2 Fisher and Sparse Regularized Linear Discriminant Analyses

Fisher Linear Discriminant analysis (FLDA) [5, 11] is a multivariate technique which is concerned with the search for a linear transformation that reduces the dimension of a given p-dimensional statistical model to q (q < p) dimensions, while maximally preserving the discriminatory information for the several classes within the model.

Formally, suppose that there are k classes and let \( x_{ij} ,j = 1, \ldots ,n_{i} \) be vectors of observations from the i-th class, \( i = 1, \ldots ,k \). Set \( n = n_{1} + \ldots + n_{k} \) and let \( X_{n \times p} = (x_{11} , \ldots ,x_{{1n_{1} }} , \ldots ,x_{k1} , \ldots ,x_{{kn_{k} }} )^{T} \), where p is the dimensionality of the input space. FLDA determines a linear mapping L, i.e. a \( q \times p \) matrix A, that maximizes the so-called Fisher criterion \( J_{F} \):

$$ J_{F} (A) = tr((AS_{W} A^{T} )^{ - 1} (AS_{B} A^{T} )) $$
(1)

where \( S_{B} = \sum\nolimits_{i = 1}^{k} {p_{i} (m_{i} - \bar{m})(m_{i} - \bar{m})^{T} } \) and \( S_{W} = \sum\nolimits_{i = 1}^{k} {p_{i} S_{i} } \) are the between-class and the average within-class scatter matrix, respectively; \( S_{i} = \frac{1}{{n_{i} - 1}}\sum\nolimits_{j = 1}^{{n_{i} }} {(x_{ij} - m_{i} )} (x_{ij} - m_{i} )^{T} \) is the within-class covariance matrix of class i, mi is the mean vector of class i, pi is it’s a priori probability, and \( \bar{m} = \sum\nolimits_{i = 1}^{k} {p_{i} m_{i} } \) is the overall mean. FLDA maximizes the ratio of between-class scatter to average within-class scatter in the lower-dimensional space. Optimizing (1) comes down to determining an eigenvalue decomposition of \( S_{W}^{ - 1} S_{B} \), and taking the rows of A to equal the q eigenvectors corresponding to the q largest eigenvalues. There are no more than \( \hbox{min} (p,k - 1) \) eigenvectors corresponding to nonzero eigenvalues.

When the number of variables exceeds the sample size, i.e., in the high-dimensional, low-sample size (HDLSS) settings, the within-class covariance matrix \( S_{W} \) is singular and the classical FLDA breaks down. Several extensions have been proposed to overcome this problem but all of them possess the data pilling problem [8]. To ameliorate this problem, some sparse version of LDA have been proposed.
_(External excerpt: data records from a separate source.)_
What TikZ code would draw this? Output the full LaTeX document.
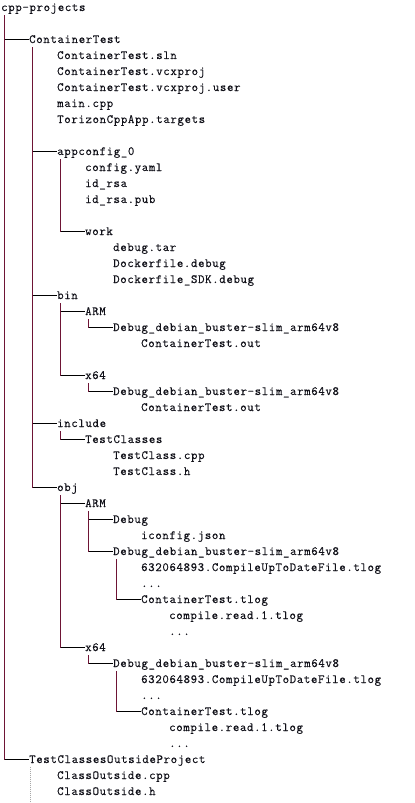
\documentclass[tikz,border=0pt]{standalone}
\usepackage{fontspec}
\setmonofont[LetterSpace=5.1,FakeBold=0.4]{Latin Modern Mono}
\usetikzlibrary{calc}
\definecolor{cTxt}{HTML}{101018}
\definecolor{cVert}{HTML}{6E1435}
\definecolor{cHorz}{HTML}{000000}
\definecolor{cGuide}{HTML}{A8A8A8}
\tikzset{
  fsent/.style={anchor=base west,inner sep=0pt,text height=9bp,text depth=2bp,
      font=\ttfamily\fontsize{12.5bp}{14bp}\selectfont,text=cTxt},
  fsvert/.style={draw=cVert,line width=1bp,line cap=rect},
  fshorz/.style={draw=cHorz,line width=1bp},
  fsguide/.style={draw=cGuide,line width=1bp,dash pattern=on 1bp off 1bp},
}
% name, column, row, text
\newcommand{\fsnode}[4]{\node[fsent] (#1) at ({7*#2+1},{16*#3+11}) {#4};}
% parent, last child, child folders
\newcommand{\fsbranch}[3]{%
  \coordinate (#1v) at ($(#1.west)+(3.5,8)$);
  \draw[fsvert] (#1v) -- (#1v |- #2.west);
  \foreach \kid in {#3} \draw[fshorz] (#1v |- \kid.west) -- (\kid.west);}

\begin{document}
\begin{tikzpicture}[x=1bp,y=-1bp]
  \useasboundingbox (0,0) rectangle (414,803);

  \fsnode{root}{0}{0}{cpp-projects}
  \fsnode{ct}{4}{2}{ContainerTest}
  \fsnode{sln}{8}{3}{ContainerTest.sln}
  \fsnode{vcx}{8}{4}{ContainerTest.vcxproj}
  \fsnode{vcxu}{8}{5}{ContainerTest.vcxproj.user}
  \fsnode{mcpp}{8}{6}{main.cpp}
  \fsnode{targ}{8}{7}{TorizonCppApp.targets}
  \fsnode{appcfg}{8}{9}{appconfig\_0}
  \fsnode{yaml}{12}{10}{config.yaml}
  \fsnode{rsa}{12}{11}{id\_rsa}
  \fsnode{rsapub}{12}{12}{id\_rsa.pub}
  \fsnode{work}{12}{14}{work}
  \fsnode{dtar}{16}{15}{debug.tar}
  \fsnode{dfdbg}{16}{16}{Dockerfile.debug}
  \fsnode{dfsdk}{16}{17}{Dockerfile\_SDK.debug}
  \fsnode{bin}{8}{18}{bin}
  \fsnode{binarm}{12}{19}{ARM}
  \fsnode{binarmdbg}{16}{20}{Debug\_debian\_buster-slim\_arm64v8}
  \fsnode{binarmout}{20}{21}{ContainerTest.out}
  \fsnode{binx}{12}{23}{x64}
  \fsnode{binxdbg}{16}{24}{Debug\_debian\_buster-slim\_arm64v8}
  \fsnode{binxout}{20}{25}{ContainerTest.out}
  \fsnode{inc}{8}{26}{include}
  \fsnode{tcls}{12}{27}{TestClasses}
  \fsnode{tcpp}{16}{28}{TestClass.cpp}
  \fsnode{th}{16}{29}{TestClass.h}
  \fsnode{obj}{8}{30}{obj}
  \fsnode{objarm}{12}{31}{ARM}
  \fsnode{objarmd}{16}{32}{Debug}
  \fsnode{icfg}{20}{33}{iconfig.json}
  \fsnode{objarmdbg}{16}{34}{Debug\_debian\_buster-slim\_arm64v8}
  \fsnode{armutd}{20}{35}{632064893.CompileUpToDateFile.tlog}
  \fsnode{armdots}{20}{36}{...}
  \fsnode{armtlog}{20}{37}{ContainerTest.tlog}
  \fsnode{armread}{24}{38}{compile.read.1.tlog}
  \fsnode{armrdots}{24}{39}{...}
  \fsnode{objx}{12}{40}{x64}
  \fsnode{objxdbg}{16}{41}{Debug\_debian\_buster-slim\_arm64v8}
  \fsnode{xutd}{20}{42}{632064893.CompileUpToDateFile.tlog}
  \fsnode{xdots}{20}{43}{...}
  \fsnode{xtlog}{20}{44}{ContainerTest.tlog}
  \fsnode{xread}{24}{45}{compile.read.1.tlog}
  \fsnode{xrdots}{24}{46}{...}
  \fsnode{tcop}{4}{47}{TestClassesOutsideProject}
  \fsnode{cocpp}{8}{48}{ClassOutside.cpp}
  \fsnode{coh}{8}{49}{ClassOutside.h}

  \fsbranch{root}{tcop}{ct,tcop}
  \fsbranch{ct}{obj}{appcfg,bin,inc,obj}
  \fsbranch{appcfg}{work}{work}
  \fsbranch{bin}{binx}{binarm,binx}
  \fsbranch{binarm}{binarmdbg}{binarmdbg}
  \fsbranch{binx}{binxdbg}{binxdbg}
  \fsbranch{inc}{tcls}{tcls}
  \fsbranch{obj}{objx}{objarm,objx}
  \fsbranch{objarm}{objarmdbg}{objarmd,objarmdbg}
  \fsbranch{objarmdbg}{armtlog}{armtlog}
  \fsbranch{objx}{objxdbg}{objxdbg}
  \fsbranch{objxdbg}{xtlog}{xtlog}

  % indent guide below the last folder
  \draw[fsguide] ($(tcop.west)+(1,7)$) -- ($(tcop.west)+(1,44)$);
\end{tikzpicture}
\end{document}
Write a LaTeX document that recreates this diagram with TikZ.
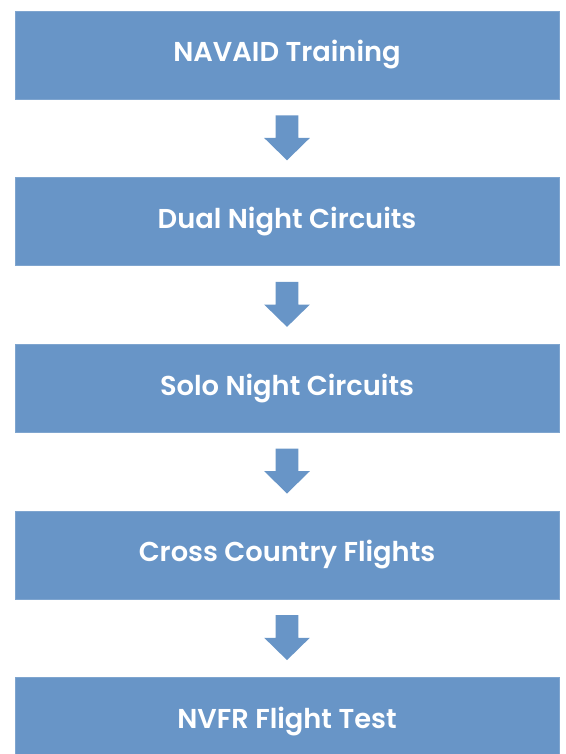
\documentclass[tikz,border=0pt]{standalone}
\usepackage{fontspec}
\IfFontExistsTF{Poppins SemiBold}{\setsansfont{Poppins}[BoldFont={Poppins SemiBold}]}{\setsansfont{Poppins}}
\usetikzlibrary{positioning,calc}
\definecolor{stepblue}{RGB}{104,149,199}
\begin{document}
\begin{tikzpicture}[x=1pt,y=1pt,
	stage/.style={fill=stepblue, draw=stepblue!85!white, line width=0.6pt, minimum width=544pt, minimum height=88pt, inner sep=0pt, text=white, font=\sffamily\bfseries\fontsize{27.3}{31}\selectfont}]
	\def\gap{78pt}
	\useasboundingbox (0,0) rectangle (565,-754);
	
	\node[stage] (s1) at (287,-55) {\raisebox{-2.5pt}{NAVAID Training}};
	\node[stage, below=\gap of s1] (s2) {\raisebox{-2.5pt}{Dual Night Circuits}};
	\node[stage, below=\gap of s2] (s3) {\raisebox{-2.5pt}{Solo Night Circuits}};
	\node[stage, below=\gap of s3] (s4) {\raisebox{-2.5pt}{Cross Country Flights}};
	\node[stage, below=\gap of s4] (s5) {\raisebox{-2.5pt}{NVFR Flight Test}};
	
	% block arrows between the stages
	\foreach \a/\b in {s1/s2,s2/s3,s3/s4,s4/s5}{
		\coordinate (t) at ($(\a.south)+(0,-16)$);
		\fill[stepblue] ($(t)+(-11.3,0)$) -- ($(t)+(11.3,0)$) -- ($(t)+(11.3,-22.7)$) -- ($(t)+(22.8,-22.7)$)
			-- ($(t)+(0,-45)$) -- ($(t)+(-22.8,-22.7)$) -- ($(t)+(-11.3,-22.7)$) -- cycle;
	}
\end{tikzpicture}
\end{document}
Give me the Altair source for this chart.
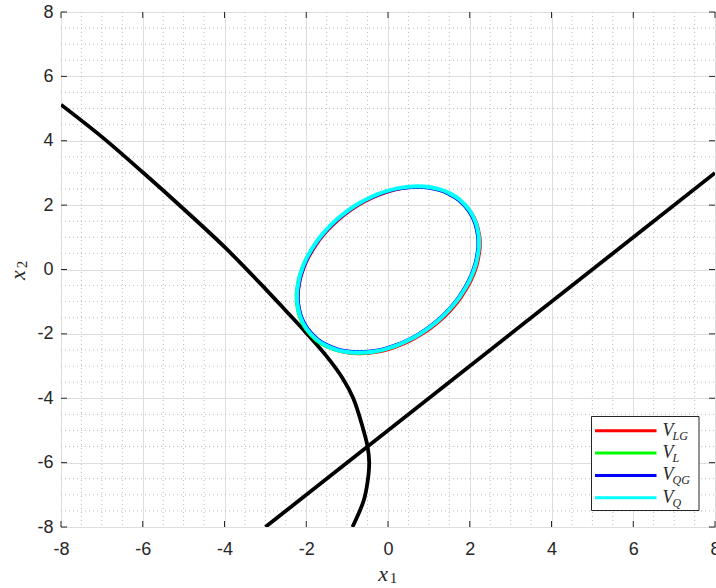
import altair as alt
import pandas as pd

# Tick positions and minor grid positions (both axes share them)
TICKS = [-8, -6, -4, -2, 0, 2, 4, 6, 8]
MINOR = [-7.5, -7, -6.5, -5.5, -5, -4.5, -3.5, -3, -2.5, -1.5, -1, -0.5,
         0.5, 1, 1.5, 2.5, 3, 3.5, 4.5, 5, 5.5, 6.5, 7, 7.5]

# Curved constraint boundary
bnd_x1 = [-8.0, -7.0, -6.0, -5.0, -4.0, -3.0, -2.5, -2.0, -1.5, -1.1, -0.85,
          -0.62, -0.5, -0.46, -0.5, -0.6, -0.87]
bnd_x2 = [5.12, 4.12, 3.02, 1.88, 0.70, -0.60, -1.28, -1.97, -2.7, -3.4, -4.0,
          -4.9, -5.5, -6.0, -6.6, -7.2, -8.0]

# Straight constraint boundary
lin_x1 = [-3.0, 8.0]
lin_x2 = [-8.0, 3.0]

# Level sets of the four Lyapunov estimates (closed curves, traced counter-clockwise from the left)
vlg_x1 = [-2.192, -2.185, -2.115, -1.965, -1.715, -1.465, -1.215, -0.965, -0.715, -0.465, -0.215,
          0.035, 0.285, 0.535, 0.785, 1.035, 1.285, 1.535, 1.785, 2.035, 2.185, 2.255,
          2.262, 2.255, 2.185, 2.035, 1.785, 1.535, 1.285, 1.035, 0.785, 0.535, 0.285,
          0.035, -0.215, -0.465, -0.715, -0.965, -1.215, -1.465, -1.715, -1.965, -2.115, -2.185]
vlg_x2 = [-0.870, -0.668, -0.201, 0.293, 0.824, 1.213, 1.524, 1.779, 1.990, 2.165, 2.305,
          2.414, 2.493, 2.539, 2.553, 2.529, 2.461, 2.338, 2.137, 1.793, 1.411, 0.997,
          0.800, 0.598, 0.131, -0.363, -0.894, -1.283, -1.594, -1.849, -2.060, -2.235, -2.375,
          -2.484, -2.563, -2.609, -2.623, -2.599, -2.531, -2.408, -2.207, -1.863, -1.481, -1.067]

vl_x1 = [-2.252, -2.245, -2.175, -2.025, -1.775, -1.525, -1.275, -1.025, -0.775, -0.525, -0.275,
         -0.025, 0.225, 0.475, 0.725, 0.975, 1.225, 1.475, 1.725, 1.975, 2.125, 2.195,
         2.202, 2.195, 2.125, 1.975, 1.725, 1.475, 1.225, 0.975, 0.725, 0.475, 0.225,
         -0.025, -0.275, -0.525, -0.775, -1.025, -1.275, -1.525, -1.775, -2.025, -2.175, -2.245]
vl_x2 = [-0.860, -0.658, -0.191, 0.303, 0.834, 1.223, 1.534, 1.789, 2.000, 2.175, 2.315,
         2.424, 2.503, 2.549, 2.563, 2.539, 2.471, 2.348, 2.147, 1.803, 1.421, 1.007,
         0.810, 0.608, 0.141, -0.353, -0.884, -1.273, -1.584, -1.839, -2.050, -2.225, -2.365,
         -2.474, -2.553, -2.599, -2.613, -2.589, -2.521, -2.398, -2.197, -1.853, -1.471, -1.057]

vqg_x1 = [-2.194, -2.187, -2.118, -1.970, -1.724, -1.478, -1.231, -0.985, -0.739, -0.493, -0.246,
          0.0, 0.246, 0.493, 0.739, 0.985, 1.231, 1.478, 1.724, 1.970, 2.118, 2.187,
          2.194, 2.187, 2.118, 1.970, 1.724, 1.478, 1.231, 0.985, 0.739, 0.493, 0.246,
          0.0, -0.246, -0.493, -0.739, -0.985, -1.231, -1.478, -1.724, -1.970, -2.118, -2.187]
vqg_x2 = [-0.822, -0.624, -0.164, 0.323, 0.846, 1.229, 1.536, 1.787, 1.995, 2.167, 2.305,
          2.412, 2.490, 2.535, 2.549, 2.526, 2.459, 2.337, 2.139, 1.801, 1.424, 1.017,
          0.822, 0.624, 0.164, -0.323, -0.846, -1.229, -1.536, -1.787, -1.995, -2.167, -2.305,
          -2.412, -2.490, -2.535, -2.549, -2.526, -2.459, -2.337, -2.139, -1.801, -1.424, -1.017]

vq_x1 = [-2.227, -2.22, -2.15, -2.0, -1.75, -1.5, -1.25, -1.0, -0.75, -0.5, -0.25,
         0.0, 0.25, 0.5, 0.75, 1.0, 1.25, 1.5, 1.75, 2.0, 2.15, 2.22,
         2.227, 2.22, 2.15, 2.0, 1.75, 1.5, 1.25, 1.0, 0.75, 0.5, 0.25,
         0.0, -0.25, -0.5, -0.75, -1.0, -1.25, -1.5, -1.75, -2.0, -2.15, -2.22]
vq_x2 = [-0.835, -0.633, -0.166, 0.328, 0.859, 1.248, 1.559, 1.814, 2.025, 2.200, 2.340,
         2.449, 2.528, 2.574, 2.588, 2.564, 2.496, 2.373, 2.172, 1.828, 1.446, 1.032,
         0.835, 0.633, 0.166, -0.328, -0.859, -1.248, -1.559, -1.814, -2.025, -2.200, -2.340,
         -2.449, -2.528, -2.574, -2.588, -2.564, -2.496, -2.373, -2.172, -1.828, -1.446, -1.032]

SERIES = ["V_LG", "V_L", "V_QG", "V_Q"]
SUBS = ["LG", "L", "QG", "Q"]
COLORS = ["#ff0000", "#00ff00", "#0000ff", "#00ffff"]
WIDTHS = [2.5, 2.5, 2.5, 4.0]
ELLIPSES = [(vlg_x1, vlg_x2), (vl_x1, vl_x2), (vqg_x1, vqg_x2), (vq_x1, vq_x2)]

W, H = 654, 515
INK = "#262626"

scale = alt.Scale(domain=[-8, 8], nice=False, zero=False)
xaxis = alt.Axis(values=TICKS, title=None, labelPadding=13, labelExpr="'' + datum.value")
yaxis = alt.Axis(values=TICKS, title=None, labelPadding=8, labelExpr="'' + datum.value")


def X(field):
    return alt.X(field, type="quantitative", scale=scale, axis=xaxis)


def Y(field):
    return alt.Y(field, type="quantitative", scale=scale, axis=yaxis)


minor_df = pd.DataFrame({"m": MINOR})
tick_df = pd.DataFrame({"t": TICKS})
one = pd.DataFrame({"a": [0]})

minor_v = alt.Chart(minor_df).mark_rule(color="#bdbdbd", strokeWidth=1, strokeDash=[1, 3]).encode(
    x=X("m"), y=alt.value(0), y2=alt.value(H))
minor_h = alt.Chart(minor_df).mark_rule(color="#bdbdbd", strokeWidth=1, strokeDash=[1, 3]).encode(
    y=Y("m"), x=alt.value(0), x2=alt.value(W))

bnd_df = pd.DataFrame({"x1": bnd_x1, "x2": bnd_x2, "i": range(len(bnd_x1))})
lin_df = pd.DataFrame({"x1": lin_x1, "x2": lin_x2, "i": range(len(lin_x1))})

boundary = alt.Chart(bnd_df).mark_line(color="black", strokeWidth=3.8, interpolate="catmull-rom",
                                       clip=True).encode(x=X("x1"), y=Y("x2"), order="i:Q")
straight = alt.Chart(lin_df).mark_line(color="black", strokeWidth=3.8, clip=True).encode(
    x=X("x1"), y=Y("x2"), order="i:Q")

ellipse_layers = []
for name, (ex, ey), col, w in zip(SERIES, ELLIPSES, COLORS, WIDTHS):
    edf = pd.DataFrame({"x1": ex, "x2": ey, "i": range(len(ex))})
    ellipse_layers.append(
        alt.Chart(edf).mark_line(color=col, strokeWidth=w, interpolate="cardinal-closed").encode(
            x=X("x1"), y=Y("x2"), order="i:Q"))

# inward tick marks on all four sides
tk = alt.Chart(tick_df).mark_rule(color=INK, strokeWidth=1)
ticks = [
    tk.encode(x=X("t"), y=alt.value(H), y2=alt.value(H - 6)),
    tk.encode(x=X("t"), y=alt.value(0), y2=alt.value(6)),
    tk.encode(y=Y("t"), x=alt.value(0), x2=alt.value(6)),
    tk.encode(y=Y("t"), x=alt.value(W), x2=alt.value(W - 6)),
]

# legend
leg_df = pd.DataFrame({"name": SERIES, "main": [s[0] for s in SERIES], "sub": SUBS,
                       "color": COLORS, "k": range(len(SERIES))})
leg_base = alt.Chart(leg_df).transform_calculate(yp="418.7 + 22.35 * datum.k",
                                                 ys="423.5 + 22.35 * datum.k")
leg_box = alt.Chart(one).mark_rect(fill="white", stroke=INK, strokeWidth=1).encode(
    x=alt.value(530.5), x2=alt.value(638), y=alt.value(404.5), y2=alt.value(498.5))
leg_lines = leg_base.mark_rule(strokeWidth=3).encode(
    x=alt.value(534), x2=alt.value(595.5), y=alt.Y("yp:Q", scale=None),
    color=alt.Color("color:N", scale=None))
leg_main = leg_base.mark_text(font="Liberation Serif", fontStyle="italic", fontSize=18, align="left",
                              baseline="middle", color=INK).encode(
    x=alt.value(601.5), y=alt.Y("yp:Q", scale=None), text="main:N")
leg_sub = leg_base.mark_text(font="Liberation Serif", fontStyle="italic", fontSize=12, align="left",
                             baseline="middle", color=INK).encode(
    x=alt.value(611.5), y=alt.Y("ys:Q", scale=None), text="sub:N")

# axis titles x_1 and x_2
tx = alt.Chart(one).mark_text(font="Liberation Serif", fontStyle="italic", fontSize=22, align="center",
                              baseline="middle", color=INK).encode(
    x=alt.value(322), y=alt.value(562), text=alt.value("x"))
tx_sub = alt.Chart(one).mark_text(font="Liberation Serif", fontSize=15, align="center",
                                  baseline="middle", color=INK).encode(
    x=alt.value(332.5), y=alt.value(566), text=alt.value("1"))
ty = alt.Chart(one).mark_text(font="Liberation Serif", fontStyle="italic", fontSize=22, align="center",
                              baseline="middle", angle=270, color=INK).encode(
    x=alt.value(-43), y=alt.value(263), text=alt.value("x"))
ty_sub = alt.Chart(one).mark_text(font="Liberation Serif", fontSize=15, align="center",
                                  baseline="middle", angle=270, color=INK).encode(
    x=alt.value(-39), y=alt.value(252.5), text=alt.value("2"))

chart = alt.layer(
    minor_v, minor_h, boundary, straight, *ellipse_layers, *ticks,
    leg_box, leg_lines, leg_main, leg_sub, tx, tx_sub, ty, ty_sub,
).properties(
    width=W, height=H,
    padding={"left": 61, "top": 12, "right": 1, "bottom": 61},
    autosize=alt.AutoSizeParams(type="none"),
).configure_view(
    stroke=INK, strokeWidth=1,
).configure_axis(
    labelFont="Liberation Sans", labelFontSize=18, labelColor=INK,
    grid=True, gridColor="#dedede", gridWidth=1,
    domain=False, ticks=False, labelFlush=False,
)

chart.save("out.html", embed_options={"renderer": "svg", "actions": False})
In our approach, to circumvent this problem, we adapt the sparse linear discriminant approach (slda) from [12] that incorporates feature selection in FLDA. The term “sparse” means that the discriminant vectors have only a small number of nonzero components. The underlying assumption is that, among the large number of variables there are many irrelevant or redundant variables for the purpose of classification. This method is based on the connection of FLDA and a generalized eigenvalue problem, stated formally by the following theorem:

Theorem [12]:

Suppose \( S_{w} \) is a positive definite matrix and denote its Cholesky decomposition as \( S_{w} = R_{w}^{T} R_{w} \) (\( R_{w} \) is an upper triangular matrix). Let \( H_{b} \) be \( k \times p \) matrix, \( V_{1} , \ldots ,V_{q} \,(q < \hbox{min} (p,k - 1)) \) denote the eigenvectors of \( S_{W}^{ - 1} S_{B} \) corresponding to the q largest eigenvalues \( \lambda_{1} \ge \ldots \ge \lambda_{q} \), \( A = [\alpha_{1} , \ldots ,\alpha_{q} ] \), \( B = [\beta_{1} , \ldots ,\beta_{q} ] \). For \( \lambda > 0 \) let \( \hat{A},\hat{B} \) be the solution to the following problem:

$$ \mathop {\hbox{min} }\limits_{A,B} \sum\limits_{i = 1}^{k} {\left\| {R_{w}^{ - T} H_{b,i} - AB^{T} H_{b,i} } \right\|^{2} + \lambda \sum\limits_{j = 1}^{q} {\beta_{j}^{T} (S_{w} )\beta_{j} } } \,{\text{subject to}}\,A^{T} A = I_{p \times q} , $$

where:

\( H_{b,i} = \sqrt {n_{i} } (\bar{x}_{i} - \bar{x})^{T} \) is the i-th row of the matrix

\( H_{b} = \left( {\sqrt {n_{1} } (\bar{x}_{1} - \bar{x}), \ldots ,\sqrt {n_{k} } (\bar{x}_{k} - \bar{x})} \right)^{T} \),

\( e^{{n_{i} }} \) is a vector of ones with length \( n_{i} \),

Then \( \hat{\beta }_{j} ,j = 1, \ldots q \), span the same linear space as \( V_{j} ,j = 1, \ldots ,q \).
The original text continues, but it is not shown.